Questa mole di documentazione, che in molti casi risale a diversi anni fa, rappresenta per i contribuenti un impegno non indifferente, soprattutto alla luce del fatto che non si tratta di una verifica fiscale, ma di una richiesta unilaterale da parte di Poste.
Un contesto in evoluzione: il ruolo della responsabilità solidale
Alla base di questa iniziativa vi è il principio della responsabilità in solido tra cedente e cessionario. Con l’intensificarsi delle indagini sulle frodi legate alla cessione del credito, l’Agenzia delle Entrate ha annunciato un piano di controlli mirati sui crediti transitati tramite la piattaforma telematica. In caso di irregolarità, il fisco può risalire lungo la catena delle cessioni e chiedere conto anche ai soggetti acquirenti.
Poste Italiane, per limitare il rischio di essere coinvolta in eventuali contestazioni future, ha così scelto di anticipare le verifiche e chiedere ai contribuenti tutta la documentazione utile a dimostrare la legittimità dei lavori e della relativa cessione del credito. Un comportamento che, da un lato, può apparire prudente e giustificabile, ma dall’altro solleva interrogativi circa la retroattività di tali pretese e la posizione contrattuale degli utenti coinvolti.
Verifica retroattiva della cessione credito: monito per altri cessionari?
La mossa di Poste Italiane potrebbe fare scuola anche per altri operatori del settore. In un mercato segnato da norme in continua evoluzione e da un clima di crescente attenzione ai fenomeni elusivi, è plausibile che altri cessionari decidano di adottare strategie simili, creando un effetto domino con potenziali ripercussioni su migliaia di contribuenti.
In questo scenario, chi ha usufruito dei bonus edilizi e ha optato per la cessione del credito dovrà farsi trovare preparato. Conservare e organizzare accuratamente tutta la documentazione diventa fondamentale, anche a distanza di anni dall’intervento edilizio.
Riassumendo
- Poste richiede documentazione retroattiva sui crediti edilizi per tutelarsi da responsabilità.

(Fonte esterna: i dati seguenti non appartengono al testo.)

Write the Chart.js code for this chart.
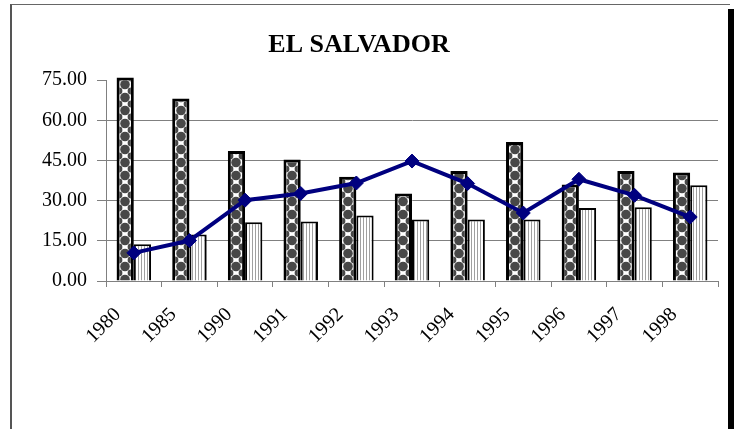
<!DOCTYPE html>
<html>
<head>
<meta charset="utf-8">
<script src="https://cdn.jsdelivr.net/npm/chart.js@4/dist/chart.umd.min.js"></script>
<style>
  body { margin: 0; background: #fff; }
  #wrap { position: relative; width: 738px; height: 429px; overflow: hidden; }
  #frame { position: absolute; left: 10px; top: 4px; width: 718px; height: 440px;
           border-top: 1px solid #666; border-left: 2px solid #555; pointer-events: none; }
  #shadow { position: absolute; left: 728px; top: 9px; width: 6px; height: 430px; background: #000; }
  canvas { position: absolute; left: 0; top: 0; }
</style>
</head>
<body>
<div id="wrap">
  <canvas id="chart" width="738" height="429"></canvas>
  <div id="frame"></div>
  <div id="shadow"></div>
</div>
<script>
// El Salvador series
const years = ['1980', '1985', '1990', '1991', '1992', '1993', '1994', '1995', '1996', '1997', '1998'];
const seriesA = [76.0, 68.2, 48.6, 45.4, 38.9, 32.7, 41.1, 51.9, 36.0, 41.1, 40.5];
const seriesB = [13.7, 17.4, 21.9, 22.2, 24.5, 23.0, 23.0, 23.0, 27.3, 27.5, 35.8];
const lineValues = [10.5, 15.1, 30.2, 32.7, 36.6, 44.8, 36.4, 25.4, 38.0, 32.0, 23.9];
const yTicks = [0, 15, 30, 45, 60, 75];

const catPct = 0.62;

// dotted tile for the first bars
const dotTile = document.createElement('canvas');
dotTile.width = 12; dotTile.height = 13;
(function () {
    const c = dotTile.getContext('2d');
    c.fillStyle = '#fff';
    c.fillRect(0, 0, 12, 13);
    c.fillStyle = '#484848';
    c.beginPath();
    c.arc(6, 6.5, 4.8, 0, Math.PI * 2);
    c.fill();
    [[0, 0], [12, 0], [0, 13], [12, 13]].forEach(p => {
        c.beginPath();
        c.arc(p[0], p[1], 3.4, 0, Math.PI * 2);
        c.fill();
    });
})();

// vertical stripes for the second bars
const stripeTile = document.createElement('canvas');
stripeTile.width = 3; stripeTile.height = 4;
(function () {
    const c = stripeTile.getContext('2d');
    c.fillStyle = '#fff';
    c.fillRect(0, 0, 3, 4);
    c.fillStyle = '#a0a0a0';
    c.fillRect(0, 0, 1, 4);
})();

function dotFill(context) {
    const chart = context.chart;
    const pat = chart.ctx.createPattern(dotTile, 'repeat');
    const xs = chart.scales.x;
    if (context.dataIndex === undefined || !xs) return pat;
    const catW = xs.width / years.length;
    const cx = xs.getPixelForValue(context.dataIndex) - catW * catPct / 4;
    pat.setTransform(new DOMMatrix().translate(Math.round(cx) - 6, 0));
    return pat;
}

function stripeFill(context) {
    return context.chart.ctx.createPattern(stripeTile, 'repeat');
}

const serif = "'Liberation Serif', 'Times New Roman', serif";

const ctx = document.getElementById('chart');
new Chart(ctx, {
    data: {
        labels: years,
        datasets: [
        {
            type: 'line',
            data: lineValues,
            order: 0,
            borderColor: '#00007f',
            backgroundColor: '#00007f',
            borderWidth: 4,
            pointStyle: 'rectRot',
            pointRadius: 7,
            pointBorderWidth: 1,
            tension: 0
        },
        {
            type: 'bar',
            data: seriesA,
            order: 1,
            backgroundColor: dotFill,
            borderColor: '#000',
            borderWidth: 3,
            categoryPercentage: catPct,
            barPercentage: 1,
            clip: false
        },
        {
            type: 'bar',
            data: seriesB,
            order: 2,
            backgroundColor: stripeFill,
            borderColor: '#000',
            borderWidth: 2,
            categoryPercentage: catPct,
            barPercentage: 1,
            clip: false
        }
        ]
    },
    options: {
        responsive: false,
        animation: false,
        devicePixelRatio: 1,
        layout: {
            padding: { top: 20, right: 20, left: 0, bottom: 0 }
        },
        scales: {
            x: {
                grid: {
                    offset: true,
                    drawOnChartArea: false,
                    drawTicks: true,
                    tickLength: 6,
                    color: '#808080'
                },
                border: { display: true, color: '#808080', width: 1 },
                ticks: {
                    minRotation: 45,
                    maxRotation: 45,
                    autoSkip: false,
                    labelOffset: -16,
                    padding: 16,
                    color: '#000',
                    font: { family: serif, size: 20 }
                },
                afterFit: scale => { scale.height = 148; }
            },
            y: {
                min: 0,
                max: 75,
                afterBuildTicks: scale => { scale.ticks = yTicks.map(v => ({value: v})); },
                grid: {
                    color: c => (c.tick && c.tick.value === 75) ? 'rgba(0,0,0,0)' : '#808080',
                    tickColor: '#808080',
                    tickLength: 9,
                    lineWidth: 1
                },
                border: { display: true, color: '#808080', width: 1 },
                ticks: {
                    padding: 10,
                    color: '#000',
                    font: { family: serif, size: 20 },
                    callback: v => Number(v).toFixed(2)
                },
                afterFit: scale => { scale.width = 106; }
            }
        },
        plugins: {
            legend: { display: false },
            tooltip: { enabled: false },
            title: {
                display: true,
                text: 'EL SALVADOR',
                color: '#000',
                padding: { top: 10, bottom: 19 },
                font: { family: serif, size: 26, weight: 'bold' }
            }
        }
    }
});
</script>
</body>
</html>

- L’iniziativa nasce dopo chiarimenti normativi sulla responsabilità del cessionario.
- Non è un controllo fiscale, ma una misura precauzionale di autotutela.
- I documenti richiesti seguono quanto previsto dal Decreto Cessioni.
- I contributori hanno 30 giorni per inviare la documentazione richiesta.
- Cresce l’incertezza per chi ha usufruito della cessione del credito in passato.